Will High Fines Affect Fantasy Football?

Dan BentonCorrespondent IOctober 17, 2008

After teammate Hines Ward was fined $15,000 over the course of two games for "unnecessary roughness," Troy Polamalu came out with some serious accusations about the league.

He has said that the NFL isn't concerned about the safety of the players, but that it's doing what is good for the league; meaning that it brings in money. He has also said that the fines on Ward, neither of which were penalized on the field, will change the face of the game. It will make the game something like flag football, or as Polamalu says, "a pansy game."

He's not far off ... if the trend continues, of course.

Ward isn't the only player to be fined for things not flagged on the field; there were three other Steelers in the Baltimore game that received fines for penalties, and last week Rams Offensive Lineman Ritchie Incognito was fined $35,000 for his alleged actions on the field.

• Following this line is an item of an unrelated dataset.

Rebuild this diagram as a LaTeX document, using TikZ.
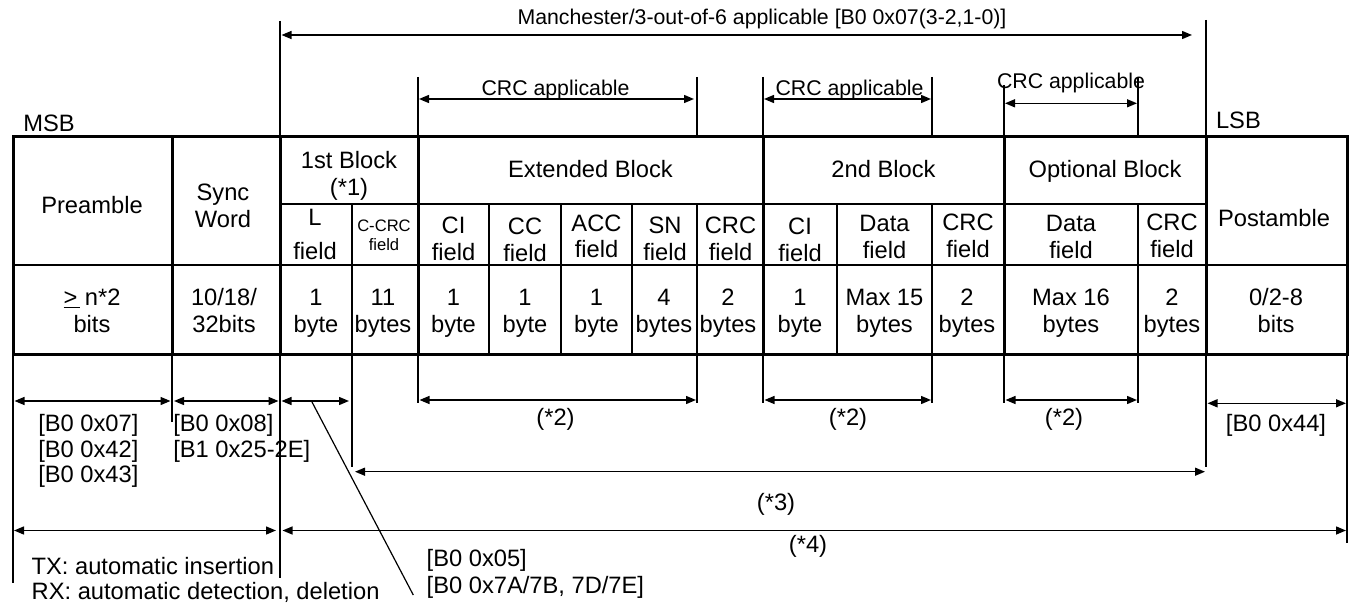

Some of Incognito's actions probably should have been fined, such as the chop block and facemask, but verbal abuse of refs totaling $25,000? That seems a bit steep, even if he really did berate the refs throughout the game. And let's get back to the Steelers for a minute. After the Jacksonville game, four Steelers were fined: James Harrison for criticizing a ref ($20,000), Ryan Clark for a late hit ($7,500), Nate Washington for taunting ($7,500) and Hines Ward for unnecessary roughness ($10,000). That brings the Steelers total fines for one game to $45,000, which is absurd  It wouldn't even be discussed if all of the fines were penalized on the field, but they weren't.  But let's move on to why this is important:

As a fantasy GM, what do these fines mean for you?

For one, players are less likely to play as hard as they have been because it's costing them money. Not all NFL players make millions of dollars a year, so even Ward's $5,000 fine accrued against the Jags is steep.